After a five-year hiatus from ballet, Tse auditioned for and won a place in the English National Ballet where she performed for the next 2 years. In 2004, she and her partner moved to Stockholm and Tse secured a position with the Royal Swedish Ballet in 2004 and was promoted to first soloist in 2007, which earned her a lifetime contract at Royal Swedish Opera. She has performed many roles including: as "Gamzatti" in La Bayadere choreographed by Natalia Makarova, "Isolde" in Tristan by choreographer Krzysztof Pastor, "Giovanni Bassi" in Patrice Bart's rendition of Gustav III, in Kazmir's Colours by Mauro Bigonzetti, in Dreamland by Matjash Mrozewski, in Double Concerto with the choreography of Christopher Hampson as "Odette" and "Odile" in Natalie Conus' version of Swan Lake . In addition, she has danced in The selected in the Rite of Spring by choreographer Maurice Béjart, in Before Nightfall by Niels Christe, as "Husan" in The Nutcracker under the choreography of Pär Isberg, as the mother in Juliet & Romeo by Mats Ek, as "Aurora" in Marcia Haydée's version of Sleeping Beauty and in Mozart's Mass in C minor with choreography by Stijn Celis.
Odette/Odile in Matz Ek Swan Lake
“Tyll”” and” Midsommar Nights Dream” by Alexander Ekman
Tatiana in Onegin by Cranko

2011 Tse was awarded the Mariano Orlando “ Dancer of the year award”

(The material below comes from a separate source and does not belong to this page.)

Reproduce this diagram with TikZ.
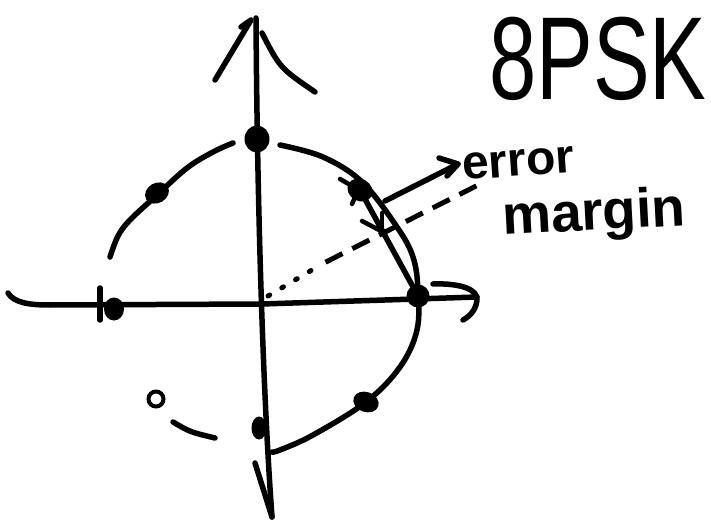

2015 Tse was a nominee for “Benois de la Danse” for her role Odette/Odile In Matz Ek Swan Lake

In the 2012 to 2013 season, Tse was promoted to the position of principal ballerina of the Royal Swedish Ballet. In 2014, still the prima ballerina of the company, she has begun teaching dance in Sweden, with her own company Ballet International, having previously taught with In Hong Kong, Cyprus and England.